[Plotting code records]
= = = = = = =

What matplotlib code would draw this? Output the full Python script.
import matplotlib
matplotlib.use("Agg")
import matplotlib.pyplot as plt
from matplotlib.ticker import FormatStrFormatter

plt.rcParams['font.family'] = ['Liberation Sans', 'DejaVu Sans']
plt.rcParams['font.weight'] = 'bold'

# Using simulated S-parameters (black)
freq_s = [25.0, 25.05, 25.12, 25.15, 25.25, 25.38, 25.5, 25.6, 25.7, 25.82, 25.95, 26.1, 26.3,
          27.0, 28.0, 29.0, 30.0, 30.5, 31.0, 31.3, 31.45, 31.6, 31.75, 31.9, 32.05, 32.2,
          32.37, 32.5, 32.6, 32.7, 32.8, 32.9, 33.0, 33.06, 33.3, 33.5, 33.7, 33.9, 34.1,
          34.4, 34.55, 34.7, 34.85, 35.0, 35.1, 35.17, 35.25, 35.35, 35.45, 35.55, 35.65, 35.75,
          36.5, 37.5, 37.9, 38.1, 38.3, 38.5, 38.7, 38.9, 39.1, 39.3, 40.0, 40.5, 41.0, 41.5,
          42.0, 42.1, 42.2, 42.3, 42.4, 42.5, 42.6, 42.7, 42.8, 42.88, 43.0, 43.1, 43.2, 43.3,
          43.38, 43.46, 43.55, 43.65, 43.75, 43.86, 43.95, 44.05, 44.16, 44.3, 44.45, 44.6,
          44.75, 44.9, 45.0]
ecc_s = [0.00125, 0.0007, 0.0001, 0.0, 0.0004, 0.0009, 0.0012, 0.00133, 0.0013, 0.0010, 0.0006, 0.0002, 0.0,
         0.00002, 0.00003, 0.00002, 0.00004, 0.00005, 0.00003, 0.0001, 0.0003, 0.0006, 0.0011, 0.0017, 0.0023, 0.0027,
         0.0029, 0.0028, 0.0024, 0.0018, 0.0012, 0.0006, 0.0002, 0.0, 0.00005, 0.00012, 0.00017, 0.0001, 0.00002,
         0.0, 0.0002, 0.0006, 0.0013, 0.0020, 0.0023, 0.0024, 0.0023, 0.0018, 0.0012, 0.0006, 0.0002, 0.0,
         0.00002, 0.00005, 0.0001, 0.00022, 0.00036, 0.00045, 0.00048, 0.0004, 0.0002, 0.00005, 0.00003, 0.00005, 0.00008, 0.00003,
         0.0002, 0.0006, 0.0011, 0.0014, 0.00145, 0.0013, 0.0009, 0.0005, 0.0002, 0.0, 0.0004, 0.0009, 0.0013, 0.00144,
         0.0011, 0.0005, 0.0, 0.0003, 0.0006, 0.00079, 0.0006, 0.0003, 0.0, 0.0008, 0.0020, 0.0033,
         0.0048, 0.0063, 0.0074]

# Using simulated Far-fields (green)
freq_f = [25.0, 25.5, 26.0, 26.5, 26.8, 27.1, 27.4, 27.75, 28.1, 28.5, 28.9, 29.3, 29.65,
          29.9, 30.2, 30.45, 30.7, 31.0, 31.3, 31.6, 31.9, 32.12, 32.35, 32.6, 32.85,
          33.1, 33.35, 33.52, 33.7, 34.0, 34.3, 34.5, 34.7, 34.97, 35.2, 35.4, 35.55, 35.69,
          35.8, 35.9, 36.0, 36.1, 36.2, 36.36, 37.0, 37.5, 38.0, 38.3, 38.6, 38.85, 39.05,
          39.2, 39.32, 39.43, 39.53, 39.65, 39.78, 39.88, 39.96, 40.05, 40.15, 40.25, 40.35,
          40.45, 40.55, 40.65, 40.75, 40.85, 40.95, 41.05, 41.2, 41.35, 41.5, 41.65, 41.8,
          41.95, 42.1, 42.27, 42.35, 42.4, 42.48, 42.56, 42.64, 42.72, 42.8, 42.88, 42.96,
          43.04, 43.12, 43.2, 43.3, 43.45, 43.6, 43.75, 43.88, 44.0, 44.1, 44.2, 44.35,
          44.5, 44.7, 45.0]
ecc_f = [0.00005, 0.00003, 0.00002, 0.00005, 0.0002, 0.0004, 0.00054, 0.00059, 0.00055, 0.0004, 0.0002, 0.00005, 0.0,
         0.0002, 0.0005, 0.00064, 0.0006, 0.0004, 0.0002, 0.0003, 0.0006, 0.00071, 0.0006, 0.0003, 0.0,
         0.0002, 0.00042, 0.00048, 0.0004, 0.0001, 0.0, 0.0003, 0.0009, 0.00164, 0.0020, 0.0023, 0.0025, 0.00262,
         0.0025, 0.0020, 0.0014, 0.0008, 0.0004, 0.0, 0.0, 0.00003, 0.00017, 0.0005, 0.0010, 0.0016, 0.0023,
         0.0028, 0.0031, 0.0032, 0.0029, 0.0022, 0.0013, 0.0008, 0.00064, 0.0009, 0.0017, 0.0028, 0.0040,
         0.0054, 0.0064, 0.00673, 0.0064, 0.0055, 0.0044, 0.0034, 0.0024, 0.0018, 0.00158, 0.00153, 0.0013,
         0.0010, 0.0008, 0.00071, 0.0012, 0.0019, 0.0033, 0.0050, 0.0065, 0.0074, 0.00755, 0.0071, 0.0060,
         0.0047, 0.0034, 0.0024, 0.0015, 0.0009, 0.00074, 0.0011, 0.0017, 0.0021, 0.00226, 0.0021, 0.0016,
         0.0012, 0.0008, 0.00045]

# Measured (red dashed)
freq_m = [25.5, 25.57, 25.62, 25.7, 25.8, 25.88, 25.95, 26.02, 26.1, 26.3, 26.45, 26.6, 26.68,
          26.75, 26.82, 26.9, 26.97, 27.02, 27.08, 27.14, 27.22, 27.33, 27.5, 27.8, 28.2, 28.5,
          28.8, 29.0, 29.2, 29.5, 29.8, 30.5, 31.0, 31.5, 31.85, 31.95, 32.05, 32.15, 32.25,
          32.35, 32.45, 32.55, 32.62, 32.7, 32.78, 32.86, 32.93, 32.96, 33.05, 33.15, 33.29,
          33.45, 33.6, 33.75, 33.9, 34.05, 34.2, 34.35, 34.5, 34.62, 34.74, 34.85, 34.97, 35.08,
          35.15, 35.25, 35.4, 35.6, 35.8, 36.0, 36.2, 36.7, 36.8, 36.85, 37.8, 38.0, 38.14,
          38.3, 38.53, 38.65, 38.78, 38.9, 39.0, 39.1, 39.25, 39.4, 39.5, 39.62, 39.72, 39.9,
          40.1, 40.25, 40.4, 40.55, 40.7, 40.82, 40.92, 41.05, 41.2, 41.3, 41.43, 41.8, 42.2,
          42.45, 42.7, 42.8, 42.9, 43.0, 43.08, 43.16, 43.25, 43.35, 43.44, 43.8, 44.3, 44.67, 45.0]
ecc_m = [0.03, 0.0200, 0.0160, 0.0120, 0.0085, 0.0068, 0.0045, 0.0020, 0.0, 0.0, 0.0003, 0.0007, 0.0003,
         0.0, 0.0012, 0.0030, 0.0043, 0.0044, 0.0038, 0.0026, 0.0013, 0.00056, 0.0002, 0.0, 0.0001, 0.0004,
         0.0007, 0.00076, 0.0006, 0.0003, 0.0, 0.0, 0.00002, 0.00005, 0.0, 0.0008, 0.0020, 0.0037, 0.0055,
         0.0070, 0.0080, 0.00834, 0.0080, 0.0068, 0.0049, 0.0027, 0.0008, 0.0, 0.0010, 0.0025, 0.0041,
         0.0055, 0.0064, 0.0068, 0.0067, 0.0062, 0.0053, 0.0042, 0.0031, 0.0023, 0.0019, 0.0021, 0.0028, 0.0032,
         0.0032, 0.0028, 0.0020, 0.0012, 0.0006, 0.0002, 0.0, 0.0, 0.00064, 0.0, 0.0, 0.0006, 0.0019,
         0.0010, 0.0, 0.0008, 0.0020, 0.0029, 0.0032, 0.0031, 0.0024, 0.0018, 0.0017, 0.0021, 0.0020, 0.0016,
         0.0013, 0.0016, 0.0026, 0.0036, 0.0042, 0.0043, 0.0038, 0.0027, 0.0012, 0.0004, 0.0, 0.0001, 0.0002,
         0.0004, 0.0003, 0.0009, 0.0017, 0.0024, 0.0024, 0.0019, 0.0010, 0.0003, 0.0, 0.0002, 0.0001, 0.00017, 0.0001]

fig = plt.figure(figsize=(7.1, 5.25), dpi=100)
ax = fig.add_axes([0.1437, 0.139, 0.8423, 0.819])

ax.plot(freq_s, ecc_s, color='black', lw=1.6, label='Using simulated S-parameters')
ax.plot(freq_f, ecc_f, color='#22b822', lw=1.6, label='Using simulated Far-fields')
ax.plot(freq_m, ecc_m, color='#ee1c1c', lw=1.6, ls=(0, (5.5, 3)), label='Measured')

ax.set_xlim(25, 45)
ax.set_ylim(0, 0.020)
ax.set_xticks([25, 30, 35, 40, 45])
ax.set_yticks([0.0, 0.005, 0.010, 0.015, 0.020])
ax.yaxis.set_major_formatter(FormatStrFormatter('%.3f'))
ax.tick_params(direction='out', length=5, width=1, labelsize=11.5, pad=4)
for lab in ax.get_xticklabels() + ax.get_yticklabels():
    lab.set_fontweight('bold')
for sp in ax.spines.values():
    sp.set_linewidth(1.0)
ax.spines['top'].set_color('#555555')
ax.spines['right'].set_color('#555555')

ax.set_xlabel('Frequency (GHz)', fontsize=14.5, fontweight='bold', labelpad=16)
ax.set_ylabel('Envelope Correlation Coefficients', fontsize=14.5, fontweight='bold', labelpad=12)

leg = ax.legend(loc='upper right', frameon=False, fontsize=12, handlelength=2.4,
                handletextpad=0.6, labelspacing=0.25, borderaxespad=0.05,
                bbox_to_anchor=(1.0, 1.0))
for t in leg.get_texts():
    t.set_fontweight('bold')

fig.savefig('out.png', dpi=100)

= = = = = = =

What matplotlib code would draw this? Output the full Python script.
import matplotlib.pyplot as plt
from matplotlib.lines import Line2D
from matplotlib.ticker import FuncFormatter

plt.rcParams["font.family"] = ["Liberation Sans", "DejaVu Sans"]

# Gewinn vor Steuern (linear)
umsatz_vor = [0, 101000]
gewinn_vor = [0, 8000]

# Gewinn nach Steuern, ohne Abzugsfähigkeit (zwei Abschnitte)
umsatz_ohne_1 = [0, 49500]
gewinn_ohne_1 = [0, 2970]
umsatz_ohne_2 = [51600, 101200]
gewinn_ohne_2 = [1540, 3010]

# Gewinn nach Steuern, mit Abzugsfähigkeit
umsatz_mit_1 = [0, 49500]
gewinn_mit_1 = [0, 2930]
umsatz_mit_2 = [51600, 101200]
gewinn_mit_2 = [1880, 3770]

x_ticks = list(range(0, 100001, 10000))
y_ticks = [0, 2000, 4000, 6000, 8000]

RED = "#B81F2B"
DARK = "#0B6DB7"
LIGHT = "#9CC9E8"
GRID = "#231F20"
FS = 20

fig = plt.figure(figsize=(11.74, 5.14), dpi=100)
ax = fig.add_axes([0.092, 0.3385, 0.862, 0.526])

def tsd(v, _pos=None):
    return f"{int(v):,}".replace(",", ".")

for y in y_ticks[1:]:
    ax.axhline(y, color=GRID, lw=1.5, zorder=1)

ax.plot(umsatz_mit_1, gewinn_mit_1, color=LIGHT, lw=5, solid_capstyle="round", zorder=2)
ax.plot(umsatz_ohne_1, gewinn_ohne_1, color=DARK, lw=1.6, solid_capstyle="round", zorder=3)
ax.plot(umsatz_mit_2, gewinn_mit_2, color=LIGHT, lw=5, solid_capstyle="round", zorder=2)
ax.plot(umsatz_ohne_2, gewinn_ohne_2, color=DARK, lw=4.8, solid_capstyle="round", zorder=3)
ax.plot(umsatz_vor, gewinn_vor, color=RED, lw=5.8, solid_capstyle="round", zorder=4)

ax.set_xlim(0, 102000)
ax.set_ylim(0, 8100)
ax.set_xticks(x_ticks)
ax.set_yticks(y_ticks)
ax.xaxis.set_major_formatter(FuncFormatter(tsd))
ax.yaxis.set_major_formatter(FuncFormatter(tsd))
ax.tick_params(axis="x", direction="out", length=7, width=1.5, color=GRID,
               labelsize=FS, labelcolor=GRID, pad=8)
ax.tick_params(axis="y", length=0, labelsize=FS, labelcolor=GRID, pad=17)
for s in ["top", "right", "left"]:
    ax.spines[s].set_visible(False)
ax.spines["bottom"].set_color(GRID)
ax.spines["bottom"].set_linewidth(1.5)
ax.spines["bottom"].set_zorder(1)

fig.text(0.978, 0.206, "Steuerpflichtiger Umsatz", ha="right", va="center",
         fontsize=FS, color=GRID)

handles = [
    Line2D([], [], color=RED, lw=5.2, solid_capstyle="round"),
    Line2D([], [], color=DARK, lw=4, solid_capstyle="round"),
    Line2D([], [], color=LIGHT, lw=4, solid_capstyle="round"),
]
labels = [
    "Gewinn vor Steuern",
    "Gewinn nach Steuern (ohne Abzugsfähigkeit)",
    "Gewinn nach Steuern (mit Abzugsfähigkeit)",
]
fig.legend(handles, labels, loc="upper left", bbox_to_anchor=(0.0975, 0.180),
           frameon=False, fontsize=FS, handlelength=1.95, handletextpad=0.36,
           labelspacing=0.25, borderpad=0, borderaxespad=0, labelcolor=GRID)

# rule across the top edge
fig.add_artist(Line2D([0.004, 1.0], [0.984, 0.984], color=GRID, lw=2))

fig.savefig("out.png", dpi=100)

= = = = = = =

▸ What you should do: Whichever lines contain the string "matplotlib", select and copy them.

▸ Task solution:
What matplotlib code would draw this? Output the full Python script.
import matplotlib
matplotlib.use("Agg")
import matplotlib.pyplot as plt
from matplotlib.ticker import FormatStrFormatter
What matplotlib code would draw this? Output the full Python script.
import matplotlib.pyplot as plt
from matplotlib.lines import Line2D
from matplotlib.ticker import FuncFormatter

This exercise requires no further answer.